For fifty years this quaint blue-granite Saddlery on High Street was the meeting place for those who enjoyed discussions on a wide variety of topics. Saddler George Woolnough continued to ply his trade, listening but undisturbed by the chatter and opinions of his many friends who wandered in. It was the compassion of George Woolnough that attracted so many to the High Street Saddlery from 1908 until his retirement in 1960.
One famous customer was A. B. "Banjo" Patterson, well loved Australian poet and author. "Banjo" lived here for only a short while and married a local girl, Miss Alice Walker of Tenterfield Station in 1903.
The land was originally bought by Sir Stuart Alexander Donaldson for 32 pounds 10 shillings in 1858. Sir Stuart was the owner of Tenterfield Station and went on to become the first Premier of New South Wales.
Sold in 1870 to Charles Pavel the first Saddler for 34 pounds, he then sold to the Australian Joint Stock Bank in 1874. The old building was perfect for use as a bank as the granite walls were over 20" thick.
For a time the Saddlery was the private home of Miss Catherine Bourke, 1895 to 1897, who then sold it to Dan Egan, the next Saddler. It is interesting to note that the solicitor who arranged these last three sales was Major J. F. Thomas of "Breaker" Morant fame.
The Tenterfield Saddlery was classified by the National Trust of Australia in 1972. The doors and woodwork are of red cedar and apart from the mainenance, the Saddlery is in its original condition.

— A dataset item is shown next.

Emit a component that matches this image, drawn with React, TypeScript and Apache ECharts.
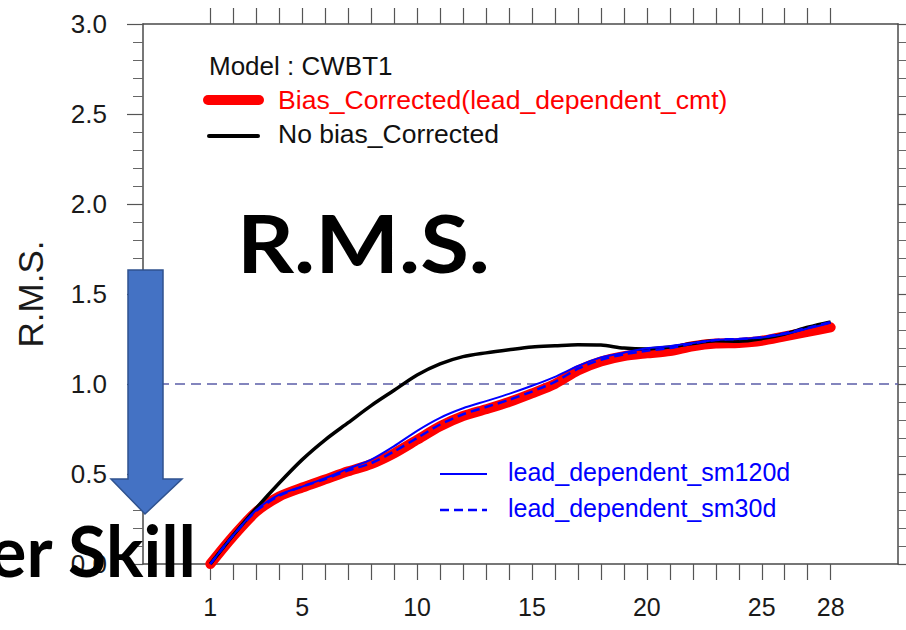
import React, { useEffect, useRef } from "react";
import * as echarts from "echarts";

const days = [1, 2, 3, 4, 5, 6, 7, 8, 9, 10, 11, 12, 13, 14, 15, 16, 17, 18, 19, 20, 21, 22, 23, 24, 25, 26, 27, 28];
const xLabelDays = [1, 5, 10, 15, 20, 25, 28];

const biasCorrected = [0.0, 0.155, 0.29, 0.375, 0.425, 0.47, 0.515, 0.555, 0.615, 0.69, 0.765, 0.822, 0.86, 0.9, 0.948, 1.0, 1.075, 1.125, 1.155, 1.17, 1.183, 1.21, 1.225, 1.228, 1.24, 1.265, 1.29, 1.315];
const noBias = [0.0, 0.16, 0.31, 0.45, 0.58, 0.69, 0.785, 0.88, 0.965, 1.05, 1.112, 1.152, 1.173, 1.19, 1.205, 1.212, 1.218, 1.216, 1.2, 1.195, 1.205, 1.225, 1.24, 1.238, 1.252, 1.278, 1.315, 1.345];
const sm120d = [0.0, 0.16, 0.3, 0.385, 0.43, 0.477, 0.53, 0.58, 0.655, 0.74, 0.812, 0.865, 0.905, 0.945, 0.99, 1.04, 1.1, 1.148, 1.174, 1.198, 1.21, 1.228, 1.245, 1.25, 1.258, 1.278, 1.308, 1.34];
const sm30d = [0.0, 0.16, 0.295, 0.38, 0.43, 0.472, 0.52, 0.56, 0.625, 0.7, 0.775, 0.832, 0.872, 0.912, 0.958, 1.012, 1.085, 1.135, 1.165, 1.185, 1.2, 1.225, 1.245, 1.25, 1.26, 1.282, 1.312, 1.345];

const yTicks = { min: 0, max: 3, interval: 0.5 };
const refLevel = 1.0;

const pair = (vals: number[]) => days.map((d, i) => [d, vals[i]]);

export default function App() {
  const ref = useRef<HTMLDivElement>(null);
  useEffect(() => {
    document.body.style.margin = "0";
    const chart = echarts.init(ref.current!, null, { renderer: "svg" });
    const axisColor = "#4a4a4a";
    const font = "Liberation Sans";
    const xCommon = {
      type: "value",
      min: -1.93,
      max: 30.93,
      splitLine: { show: false },
      axisLine: { show: true, onZero: false, lineStyle: { color: axisColor, width: 1.5 } },
      axisTick: { show: true, inside: false, length: 16, customValues: days, lineStyle: { color: "#555", width: 1.2 } },
    };
    const yCommon = {
      type: "value",
      min: yTicks.min,
      max: yTicks.max,
      interval: yTicks.interval,
      splitLine: { show: false },
      axisLine: { show: true, onZero: false, lineStyle: { color: axisColor, width: 1.5 } },
      axisTick: { show: true, inside: false, length: 16, lineStyle: { color: "#555", width: 1.2 } },
      minorTick: { show: true, splitNumber: 5, length: 10, lineStyle: { color: "#666", width: 1 } },
    };
    chart.setOption({
      animation: false,
      backgroundColor: "#ffffff",
      grid: { left: 143, top: 24, width: 755, height: 540, containLabel: false },
      xAxis: [
        {
          ...xCommon,
          position: "bottom",
          axisLabel: { customValues: xLabelDays, margin: 30, fontSize: 25, color: "#1a1a1a", fontFamily: font },
        },
        { ...xCommon, position: "top", axisLabel: { show: false } },
      ],
      yAxis: [
        {
          ...yCommon,
          position: "left",
          axisLabel: { margin: 36, fontSize: 26, color: "#1a1a1a", fontFamily: font, formatter: (v: number) => v.toFixed(1) },
        },
        { ...yCommon, position: "right", axisLabel: { show: false } },
      ],
      series: [
        {
          name: "Bias_Corrected(lead_dependent_cmt)",
          type: "line",
          data: pair(biasCorrected),
          symbol: "none",
          smooth: 0.25,
          lineStyle: { color: "#ff0000", width: 10, cap: "round", join: "round" },
          z: 2,
          markLine: {
            silent: true,
            symbol: ["none", "none"],
            label: { show: false },
            lineStyle: { color: "#5b5ea8", type: [10, 6], width: 1.5 },
            data: [{ yAxis: refLevel }],
            z: 1,
          },
        },
        {
          name: "No bias_Corrected",
          type: "line",
          data: pair(noBias),
          symbol: "none",
          smooth: 0.3,
          lineStyle: { color: "#000000", width: 3.5 },
          z: 3,
        },
        {
          name: "lead_dependent_sm120d",
          type: "line",
          data: pair(sm120d),
          symbol: "none",
          smooth: 0.25,
          lineStyle: { color: "#0000ff", width: 2 },
          z: 4,
        },
        {
          name: "lead_dependent_sm30d",
          type: "line",
          data: pair(sm30d),
          symbol: "none",
          smooth: 0.25,
          lineStyle: { color: "#0000ff", width: 2.5, type: [9, 5] },
          z: 5,
        },
      ],
      graphic: [
        {
          type: "text",
          x: 30,
          y: 294,
          rotation: Math.PI / 2,
          style: { text: "R.M.S.", fontSize: 35, fontFamily: font, fill: "#1a1a1a", align: "center", verticalAlign: "middle" },
        },
        {
          type: "text",
          x: 209,
          y: 66,
          style: { text: "Model : CWBT1", fontSize: 26, fontFamily: font, fill: "#111", align: "left", verticalAlign: "middle" },
        },
        {
          type: "line",
          shape: { x1: 208, y1: 100, x2: 259, y2: 100 },
          style: { stroke: "#ff0000", lineWidth: 10, lineCap: "round" },
        },
        {
          type: "text",
          x: 278,
          y: 100,
          style: { text: "Bias_Corrected(lead_dependent_cmt)", fontSize: 26.6, fontFamily: font, fill: "#ff0000", align: "left", verticalAlign: "middle" },
        },
        {
          type: "line",
          shape: { x1: 209, y1: 136, x2: 258, y2: 136 },
          style: { stroke: "#000000", lineWidth: 4, lineCap: "round" },
        },
        {
          type: "text",
          x: 278,
          y: 134,
          style: { text: "No bias_Corrected", fontSize: 26.5, fontFamily: font, fill: "#111", align: "left", verticalAlign: "middle" },
        },
        {
          type: "line",
          shape: { x1: 440, y1: 474, x2: 487, y2: 474 },
          style: { stroke: "#0000ff", lineWidth: 2 },
        },
        {
          type: "text",
          x: 508,
          y: 472,
          style: { text: "lead_dependent_sm120d", fontSize: 25, fontFamily: font, fill: "#0000ff", align: "left", verticalAlign: "middle" },
        },
        {
          type: "line",
          shape: { x1: 440, y1: 510, x2: 487, y2: 510 },
          style: { stroke: "#0000ff", lineWidth: 2.5, lineDash: [9, 5] },
        },
        {
          type: "text",
          x: 508,
          y: 508,
          style: { text: "lead_dependent_sm30d", fontSize: 25, fontFamily: font, fill: "#0000ff", align: "left", verticalAlign: "middle" },
        },
        {
          type: "text",
          x: 237,
          y: 242,
          scaleX: 1.11,
          z: 100,
          style: { text: "R.M.S.", fontSize: 80, fontWeight: "bold", fontFamily: "Lato", fill: "#000", align: "left", verticalAlign: "middle" },
        },
        {
          type: "polygon",
          z: 100,
          shape: { points: [[128, 270], [163, 270], [163, 479], [182, 479], [145, 514], [111, 479], [128, 479]] },
          style: { fill: "#4472c4", stroke: "#2f528f", lineWidth: 1.5 },
        },
        {
          type: "text",
          x: 196,
          y: 550,
          z: 101,
          style: { text: "Lower Skill", fontSize: 70, fontWeight: "bold", fontFamily: "Lato", fill: "#000", align: "right", verticalAlign: "middle" },
        },
      ],
    });
    return () => chart.dispose();
  }, []);
  return <div ref={ref} style={{ position: "absolute", left: 0, top: 0, width: 906, height: 630 }} />;
}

After the first two saddlers, C. H. Pavel and Dan Egan, came George Woolnough, Ted Daly and the present Saddler, Trevor Gibson. Trevor now continues the essential but somewhat rare occupation in this modern day of Saddlery. Call in for a chat, you will usually be lucky enough to watch Trevor using his skills in his everyday occupation.
George Woolnough's grandson, Peter Allen, internationally acclaimed singer and songwriter, has perpetuated the memory of George Woolnough in one of his best known songs "The Tenterfield Saddler".
The Saddlery also draws fans of Peter Allen who want to see the home of the famous "Tenterfield Saddler". Even if you are not a fan, the Saddlery is still certainly worth a visit!